Magazines + Newspapers

Heavy Metal

December 1981
Cover story: Deborah Harry meets Alien artist H.R.Giger

STRANGE ENCOUNTERS
OF THE SWISS KIND

Written by: Deborah Harry & Chris Stein
Photography by: Chris Stein

When Chris Stein and Debbie Harry first came to Heavy Metal with these photographs, we all were overwhelmed by the results of their collaboration with Giger. Giger, of course, was already a highly esteemed contributor to the magazine and had long been considered not only a megastar in the field but almost in a class of his own. Debbie and Chris not only suited the general musical tastes already represented within the pages of HM, but had proven their credentials as purveyors of fantasy. (They have just completed the musical score for the upcoming animated film Drats.) So, when these photos landed on the desk here, we all said, “Sure, but how?” Well, it was decided that nobody except Debbie and Chris themselves could speak of their experience with and observations about Giger, his success, and the effect of his art.
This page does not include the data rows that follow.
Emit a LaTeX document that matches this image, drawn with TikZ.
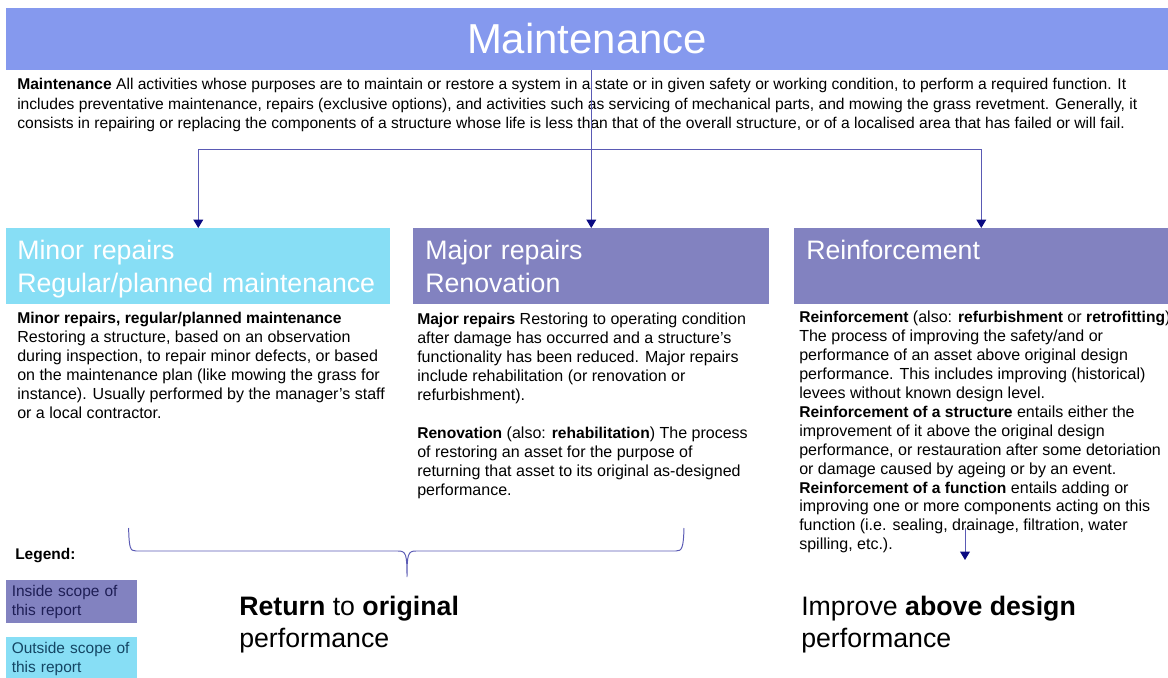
\documentclass[tikz,border=0pt]{standalone}
\usepackage{fontspec}
\setmainfont{Liberation Sans}
\usetikzlibrary{arrows.meta}

\definecolor{titlebar}{RGB}{133,153,238}
\definecolor{inside}{RGB}{130,130,192}
\definecolor{outside}{RGB}{135,222,245}
\definecolor{insidetext}{RGB}{30,30,85}
\definecolor{outsidetext}{RGB}{20,70,100}
\definecolor{linecol}{RGB}{90,90,180}
\definecolor{tipcol}{RGB}{10,10,130}

% bold terms in the descriptions run a little narrower
\newcommand{\term}[1]{{\fontsize{11.1}{13.45}\selectfont\bfseries #1}}

\begin{document}
\begin{tikzpicture}[x=1cm,y=1cm,
  conn/.style={draw=linecol,line width=0.7pt,-{Triangle[width=7pt,length=6pt,color=tipcol]}},
  head/.style={rectangle,anchor=north west,text=white,align=left,inner ysep=0pt,
    text height=14pt,text depth=23.4pt,minimum height=1.9cm,font=\fontsize{19}{23.4}\selectfont},
  desc/.style={anchor=north west,inner sep=0pt,align=left,font=\fontsize{11.4}{13.45}\selectfont},
  key/.style={rectangle,anchor=north west,align=left,inner xsep=0.1375cm,inner ysep=0pt,
    text width=3cm,minimum height=1.075cm,font=\fontsize{11}{13.5}\selectfont},
  big/.style={anchor=north west,inner sep=0pt,align=left,font=\fontsize{19}{22.7}\selectfont}]
\useasboundingbox (0,0) rectangle (29.2,-16.95);

% top bar and definition
\node[fill=titlebar,minimum width=29.05cm,minimum height=1.55cm,inner sep=0pt,
  text=white,font=\fontsize{29.8}{32}\selectfont] (title) at (14.675,-0.975) {Maintenance};
\node[desc,font=\fontsize{11.1}{13.9}\selectfont] (intro) at (0.425,-1.95)
  {\textbf{Maintenance} All activities whose purposes are to maintain or restore a system in a state or in given safety or working condition, to perform a required function. It\\
   includes preventative maintenance, repairs (exclusive options), and activities such as servicing of mechanical parts, and mowing the grass revetment. Generally, it\\
   consists in repairing or replacing the components of a structure whose life is less than that of the overall structure, or of a localised area that has failed or will fail.};

% the three kinds of work
\node[head,fill=outside,text width=9.05cm,inner xsep=0.275cm] (minor) at (0.15,-5.7)
  {Minor repairs\\Regular/planned maintenance};
\node[head,fill=inside,text width=8.3cm,inner xsep=0.3cm] (major) at (10.325,-5.7)
  {Major repairs\\Renovation};
\node[head,fill=inside,text width=8.75cm,inner xsep=0.3cm] (reinf) at (19.85,-5.7)
  {Reinforcement};

\coordinate (split) at (major.north |- 0,-3.725);
\draw[conn] (title.south -| major.north) -- (major.north);
\draw[conn] (split) -| (minor.north);
\draw[conn] (split) -| (reinf.north);

\node[desc] (minortxt) at (0.425,-7.8)
  {\term{Minor repairs, regular/planned maintenance}\\
   Restoring a structure, based on an observation\\
   during inspection, to repair minor defects, or based\\
   on the maintenance plan (like mowing the grass for\\
   instance). Usually performed by the manager's staff\\
   or a local contractor.};

\node[desc] (majortxt) at (10.425,-7.825)
  {\term{Major repairs} Restoring to operating condition\\
   after damage has occurred and a structure's\\
   functionality has been reduced. Major repairs\\
   include rehabilitation (or renovation or\\
   refurbishment).\\[13.45pt]
   \term{Renovation} (also: \term{rehabilitation}) The process\\
   of restoring an asset for the purpose of\\
   returning that asset to its original as-designed\\
   performance.};

\node[desc] (reinftxt) at (19.975,-7.775)
  {\term{Reinforcement} (also: \term{refurbishment} or \term{retrofitting})\\
   The process of improving the safety/and or\\
   performance of an asset above original design\\
   performance. This includes improving (historical)\\
   levees without known design level.\\
   \term{Reinforcement of a structure} entails either the\\
   improvement of it above the original design\\
   performance, or restauration after some detoriation\\
   or damage caused by ageing or by an event.\\
   \term{Reinforcement of a function} entails adding or\\
   improving one or more components acting on this\\
   function (i.e. sealing, drainage, filtration, water\\
   spilling, etc.).};

% brace under minor + major
\draw[linecol,line width=0.7pt]
  (3.215,-13.2) .. controls (3.23,-13.7) and (3.25,-13.775) .. (3.4,-13.775)
  -- (9.95,-13.775) .. controls (10.15,-13.775) and (10.175,-13.85) .. (10.175,-14.425)
  .. controls (10.175,-13.85) and (10.2,-13.775) .. (10.4,-13.775)
  -- (16.9,-13.775) .. controls (17.05,-13.775) and (17.085,-13.7) .. (17.1,-13.2);

\coordinate (up) at (24.125,-13.2);
\coordinate (down) at (24.125,-14.0);
\draw[conn] (up) -- (down);

\node[big] (back) at (5.975,-14.9) {\textbf{Return} to \textbf{original}\\performance};
\node[big] (improve) at (20.025,-14.9) {Improve \textbf{above design}\\performance};

% legend
\node[anchor=west,inner sep=0pt,font=\fontsize{11}{13.4}\selectfont\bfseries] (legend) at (0.375,-13.9) {Legend:};
\node[key,fill=inside,text=insidetext] (keyin) at (0.15,-14.5) {Inside scope of\\this report};
\node[key,fill=outside,text=outsidetext] (keyout) at (0.15,-15.925) {Outside scope of\\this report};
\end{tikzpicture}
\end{document}
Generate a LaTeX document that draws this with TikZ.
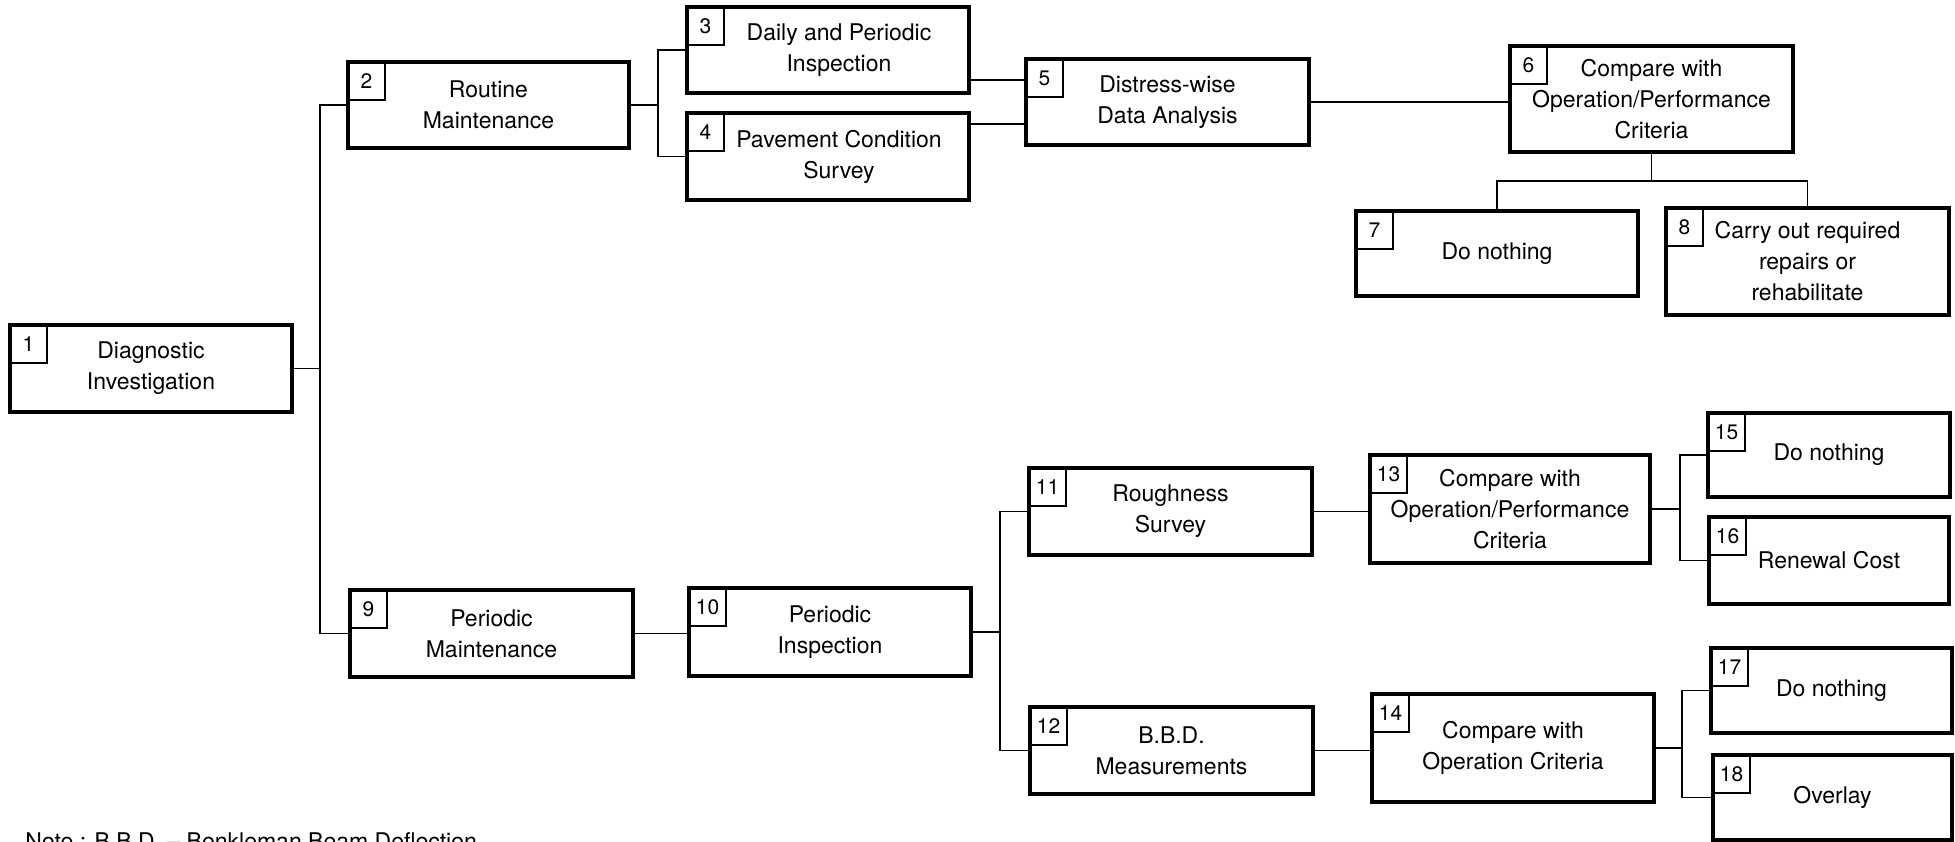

So, the forum has been turned over to them (with a little bit of help from me). -BB

H.R.Giger is a man easily misunderstood. Dressed in black, with his intense fascination with bones and skulls, he’s been accused of practicing black magic and witchcraft. He’s been dubbed this generation’s Aleister Crowley, or worse. To many, he seems like unleashed voodoo hell. And in Switzerland, his home, he’s known among journalists as “Horror Rex.”
Yet, like his many fantasy-art contemporaries, he is merely attracted to the imagery. As with Nazi imagery, which has historically had its magnetic appeal, there’s a sense of the pagan and forbidden to his work as well. The clandestine has always attracted people, just as the forbidden fruit has. The same goes for Giger and his powerful work. He goes beyond the conventional; he takes things further than most of us do.
When the movie Alien first appeared, it was Giger’s designs that stirred up all the pseudosensationalist bullshit. Giger became internationally notorious as Alien, and the Alien’s images became banned. Theaters in England even offered special treatment for Alien shock. The fullsized Alien, face hugger, and baby Alien that burst out of the man’s stomach were all “too” strong. (Giger even scared himself one night when he went to brush his teeth and ran into his Alien model in the dark.)
When KooKoo came out, there was the same intense reaction. “Did you hear about your cover being banned by British Rail?” asked an English journalist during a phone interview while we were in Switzerland. That was the first we heard of the reaction. Then another British station banned the cover from television. The explanation: it was too disturbing.
We knew the cover would cause a reaction, but maybe were over confident, even naive, to believe it would simply be taken as art. It was a risk we were willing to take.
Risk taking was something we have been familiar with. We were very conscious of what was involved. It is a matter of having style more than anything else, something Giger understands and possesses as well. When we began doing what we’re doing, we didn’t think in terms of new wave; we thought of having a sense of style. Having style meant not walking with the crowd but being either a bit forward or behind it. When we started out we were called a nostalgia act because we did sixties pop material rather than the get-down-and-boogie stuff which was popular then. We did the opposite of what was current, and we’ve never stopped trying to do the unexpected.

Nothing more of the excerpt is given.